What is needed: Find each line with the word "document" and copy it.

Dataset entries:
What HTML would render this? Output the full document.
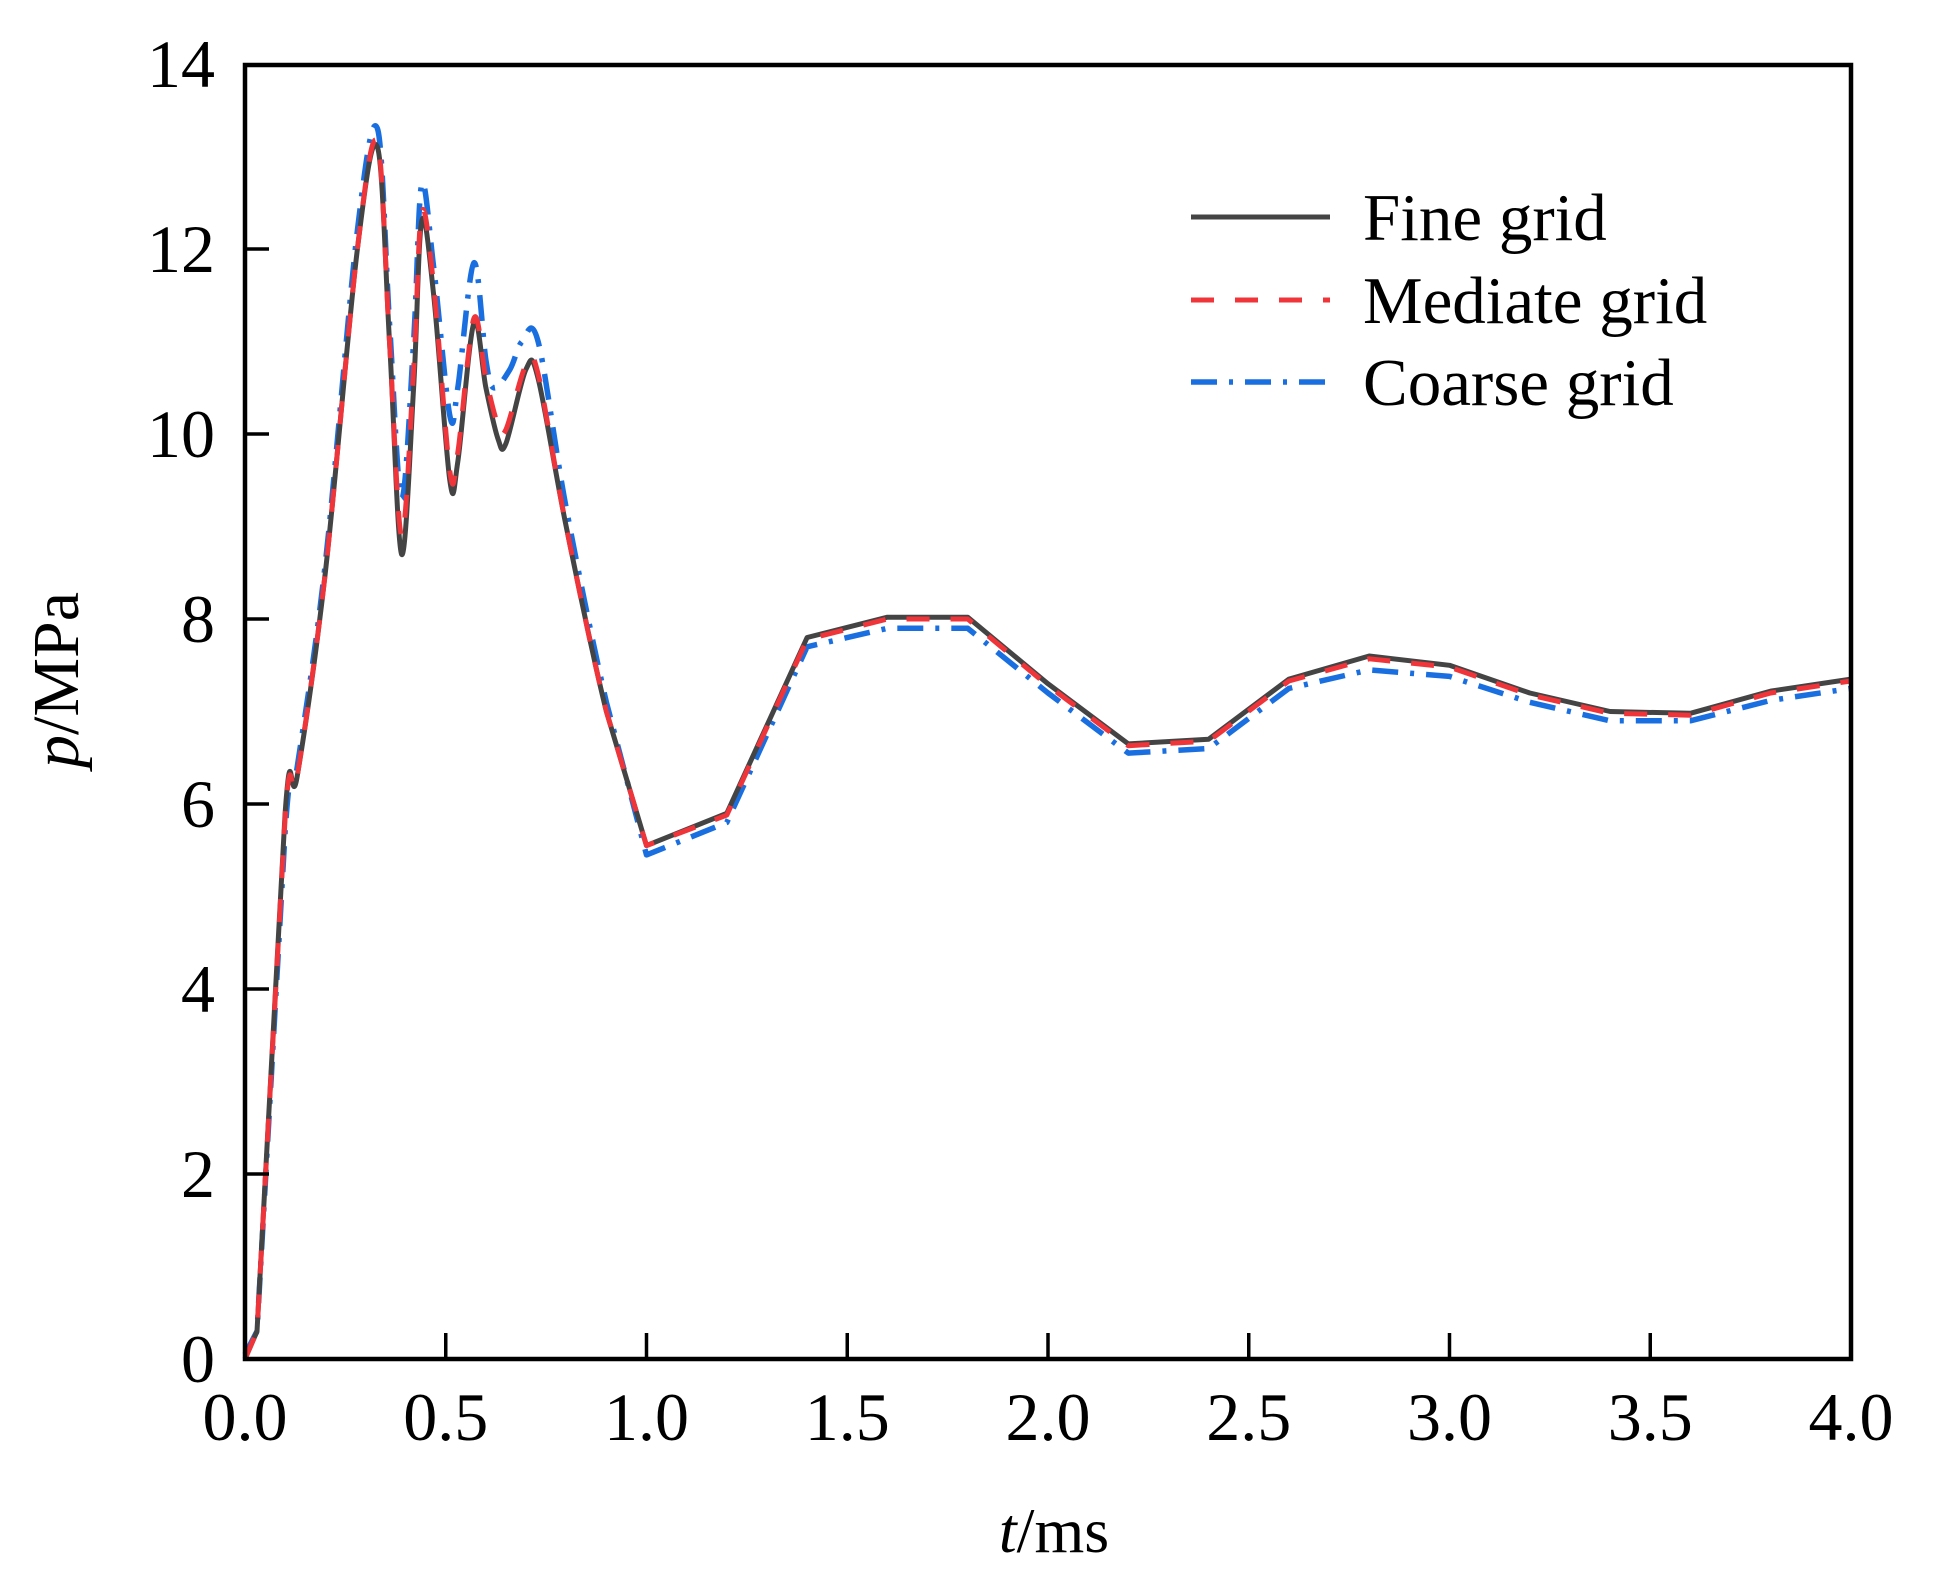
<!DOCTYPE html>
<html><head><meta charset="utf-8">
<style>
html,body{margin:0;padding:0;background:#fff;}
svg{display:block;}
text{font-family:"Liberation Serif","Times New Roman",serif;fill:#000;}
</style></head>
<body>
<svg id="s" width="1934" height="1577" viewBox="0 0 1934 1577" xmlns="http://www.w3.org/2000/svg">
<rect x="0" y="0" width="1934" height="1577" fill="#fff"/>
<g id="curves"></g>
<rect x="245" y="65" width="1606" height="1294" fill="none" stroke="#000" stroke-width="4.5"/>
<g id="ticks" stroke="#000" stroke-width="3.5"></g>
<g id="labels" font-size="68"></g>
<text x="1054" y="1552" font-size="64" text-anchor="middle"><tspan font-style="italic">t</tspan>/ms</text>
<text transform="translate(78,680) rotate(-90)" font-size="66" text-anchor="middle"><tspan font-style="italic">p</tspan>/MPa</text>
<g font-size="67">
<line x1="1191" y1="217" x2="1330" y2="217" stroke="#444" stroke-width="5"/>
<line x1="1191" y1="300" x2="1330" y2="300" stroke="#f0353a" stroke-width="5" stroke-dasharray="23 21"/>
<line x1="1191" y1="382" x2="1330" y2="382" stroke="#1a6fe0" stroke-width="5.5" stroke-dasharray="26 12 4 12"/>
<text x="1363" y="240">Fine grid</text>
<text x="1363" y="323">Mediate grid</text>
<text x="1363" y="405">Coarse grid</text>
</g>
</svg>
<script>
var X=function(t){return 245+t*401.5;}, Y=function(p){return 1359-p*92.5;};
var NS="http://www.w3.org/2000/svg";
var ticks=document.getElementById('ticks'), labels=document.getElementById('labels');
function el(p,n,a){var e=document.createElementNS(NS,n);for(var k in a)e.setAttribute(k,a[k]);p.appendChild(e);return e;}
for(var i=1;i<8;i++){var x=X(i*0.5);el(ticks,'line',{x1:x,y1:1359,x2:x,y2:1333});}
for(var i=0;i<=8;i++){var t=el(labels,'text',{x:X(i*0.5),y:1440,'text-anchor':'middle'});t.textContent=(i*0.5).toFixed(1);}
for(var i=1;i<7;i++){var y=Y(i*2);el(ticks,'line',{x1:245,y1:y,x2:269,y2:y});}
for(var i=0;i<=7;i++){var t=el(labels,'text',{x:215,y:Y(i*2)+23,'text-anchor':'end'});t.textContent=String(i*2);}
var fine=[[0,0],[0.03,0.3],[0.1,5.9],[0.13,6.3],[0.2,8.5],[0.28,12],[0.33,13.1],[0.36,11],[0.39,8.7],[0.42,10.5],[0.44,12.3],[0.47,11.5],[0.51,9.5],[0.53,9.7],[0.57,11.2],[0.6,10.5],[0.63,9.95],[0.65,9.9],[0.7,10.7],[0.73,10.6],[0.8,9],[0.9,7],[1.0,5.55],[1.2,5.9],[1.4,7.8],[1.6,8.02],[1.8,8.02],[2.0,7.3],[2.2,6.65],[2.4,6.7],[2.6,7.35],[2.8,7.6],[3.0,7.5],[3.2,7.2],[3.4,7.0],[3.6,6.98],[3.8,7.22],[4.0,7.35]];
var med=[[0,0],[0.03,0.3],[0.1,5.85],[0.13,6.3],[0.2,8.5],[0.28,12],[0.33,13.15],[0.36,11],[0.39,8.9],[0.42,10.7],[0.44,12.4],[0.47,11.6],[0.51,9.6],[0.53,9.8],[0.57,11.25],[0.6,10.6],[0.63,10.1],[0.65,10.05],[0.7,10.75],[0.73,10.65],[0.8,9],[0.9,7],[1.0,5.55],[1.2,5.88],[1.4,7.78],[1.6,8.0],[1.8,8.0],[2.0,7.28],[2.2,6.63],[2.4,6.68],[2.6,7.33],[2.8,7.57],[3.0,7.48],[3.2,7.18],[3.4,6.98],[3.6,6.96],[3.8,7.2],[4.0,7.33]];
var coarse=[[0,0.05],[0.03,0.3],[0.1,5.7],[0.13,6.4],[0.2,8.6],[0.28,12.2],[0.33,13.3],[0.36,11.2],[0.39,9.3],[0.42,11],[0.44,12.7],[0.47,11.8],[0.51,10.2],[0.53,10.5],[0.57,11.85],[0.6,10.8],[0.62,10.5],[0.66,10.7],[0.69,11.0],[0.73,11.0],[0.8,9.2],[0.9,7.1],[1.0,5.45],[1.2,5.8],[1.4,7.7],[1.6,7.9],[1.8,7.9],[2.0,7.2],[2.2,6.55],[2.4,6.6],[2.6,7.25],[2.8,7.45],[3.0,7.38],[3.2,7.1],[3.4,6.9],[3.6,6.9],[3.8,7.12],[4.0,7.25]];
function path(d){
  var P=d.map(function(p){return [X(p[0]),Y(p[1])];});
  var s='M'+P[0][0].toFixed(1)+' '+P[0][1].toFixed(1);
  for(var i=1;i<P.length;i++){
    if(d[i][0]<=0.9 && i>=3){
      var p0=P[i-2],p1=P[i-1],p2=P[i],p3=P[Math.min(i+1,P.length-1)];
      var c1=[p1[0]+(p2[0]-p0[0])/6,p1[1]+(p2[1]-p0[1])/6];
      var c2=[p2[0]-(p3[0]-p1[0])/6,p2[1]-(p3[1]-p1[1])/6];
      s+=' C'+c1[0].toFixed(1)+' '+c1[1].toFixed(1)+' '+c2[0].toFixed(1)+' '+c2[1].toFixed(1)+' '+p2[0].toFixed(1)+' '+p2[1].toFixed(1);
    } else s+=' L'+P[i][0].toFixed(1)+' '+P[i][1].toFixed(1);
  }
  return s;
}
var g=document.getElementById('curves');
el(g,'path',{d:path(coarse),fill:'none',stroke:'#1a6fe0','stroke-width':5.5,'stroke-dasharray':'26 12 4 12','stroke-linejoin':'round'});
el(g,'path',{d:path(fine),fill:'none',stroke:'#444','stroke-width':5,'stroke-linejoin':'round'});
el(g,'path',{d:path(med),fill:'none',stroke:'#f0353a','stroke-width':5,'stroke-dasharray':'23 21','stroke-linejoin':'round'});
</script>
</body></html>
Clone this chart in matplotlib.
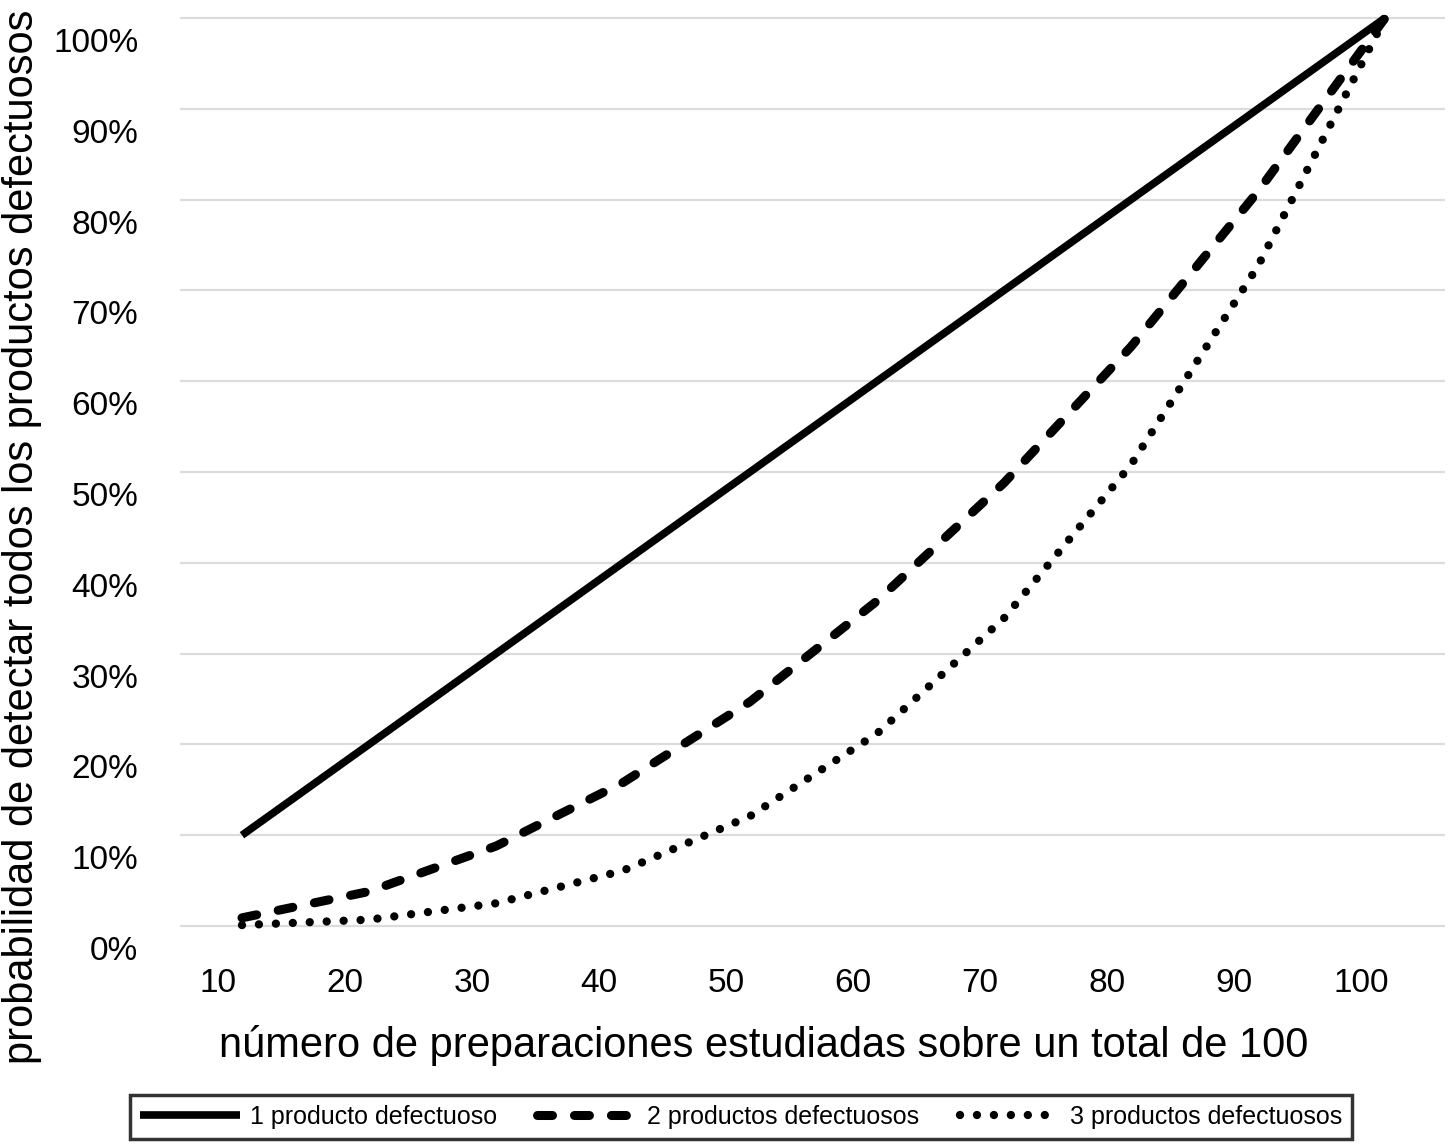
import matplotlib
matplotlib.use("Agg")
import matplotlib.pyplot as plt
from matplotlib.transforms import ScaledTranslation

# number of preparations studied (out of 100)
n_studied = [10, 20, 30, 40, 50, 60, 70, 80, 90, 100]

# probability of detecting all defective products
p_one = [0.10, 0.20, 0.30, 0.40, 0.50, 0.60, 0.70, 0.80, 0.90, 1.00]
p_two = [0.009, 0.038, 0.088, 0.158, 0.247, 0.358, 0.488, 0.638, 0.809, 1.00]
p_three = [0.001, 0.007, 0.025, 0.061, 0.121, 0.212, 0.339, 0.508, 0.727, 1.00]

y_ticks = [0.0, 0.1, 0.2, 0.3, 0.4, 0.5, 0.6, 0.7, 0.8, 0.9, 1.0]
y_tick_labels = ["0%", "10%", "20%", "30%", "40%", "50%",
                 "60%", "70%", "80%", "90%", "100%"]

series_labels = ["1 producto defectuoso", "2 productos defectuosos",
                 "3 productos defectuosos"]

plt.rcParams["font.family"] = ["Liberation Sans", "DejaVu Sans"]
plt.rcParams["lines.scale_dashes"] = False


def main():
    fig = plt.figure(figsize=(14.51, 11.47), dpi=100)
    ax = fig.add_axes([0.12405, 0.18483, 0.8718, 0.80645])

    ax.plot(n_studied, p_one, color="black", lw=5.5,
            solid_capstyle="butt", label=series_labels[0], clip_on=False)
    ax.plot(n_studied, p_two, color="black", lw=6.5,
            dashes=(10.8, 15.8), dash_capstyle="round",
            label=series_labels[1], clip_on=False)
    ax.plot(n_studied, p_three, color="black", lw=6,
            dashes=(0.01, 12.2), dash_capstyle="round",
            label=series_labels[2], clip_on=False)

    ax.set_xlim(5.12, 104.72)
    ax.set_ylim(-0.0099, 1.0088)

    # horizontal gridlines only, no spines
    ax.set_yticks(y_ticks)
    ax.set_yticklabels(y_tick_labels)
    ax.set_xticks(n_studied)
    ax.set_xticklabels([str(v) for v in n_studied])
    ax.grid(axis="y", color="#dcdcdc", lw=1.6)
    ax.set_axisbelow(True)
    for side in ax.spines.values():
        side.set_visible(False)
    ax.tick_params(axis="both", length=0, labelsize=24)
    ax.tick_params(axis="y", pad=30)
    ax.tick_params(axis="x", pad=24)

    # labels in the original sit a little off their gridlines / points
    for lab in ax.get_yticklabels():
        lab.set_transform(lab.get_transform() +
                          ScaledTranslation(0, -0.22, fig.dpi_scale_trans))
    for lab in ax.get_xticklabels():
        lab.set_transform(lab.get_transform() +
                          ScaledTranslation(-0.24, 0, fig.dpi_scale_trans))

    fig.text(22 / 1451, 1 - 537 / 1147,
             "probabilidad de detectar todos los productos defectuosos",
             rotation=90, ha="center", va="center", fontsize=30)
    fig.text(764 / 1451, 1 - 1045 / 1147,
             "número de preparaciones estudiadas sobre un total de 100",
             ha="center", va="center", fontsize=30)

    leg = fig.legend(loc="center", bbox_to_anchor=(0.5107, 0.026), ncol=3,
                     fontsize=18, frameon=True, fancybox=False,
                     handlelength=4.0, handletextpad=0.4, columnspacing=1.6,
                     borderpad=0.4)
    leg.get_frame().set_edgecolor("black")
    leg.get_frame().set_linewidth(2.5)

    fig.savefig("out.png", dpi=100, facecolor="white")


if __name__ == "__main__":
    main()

Answer for the task:
What HTML would render this? Output the full document.
var ticks=document.getElementById('ticks'), labels=document.getElementById('labels');
function el(p,n,a){var e=document.createElementNS(NS,n);for(var k in a)e.setAttribute(k,a[k]);p.appendChild(e);return e;}
var g=document.getElementById('curves');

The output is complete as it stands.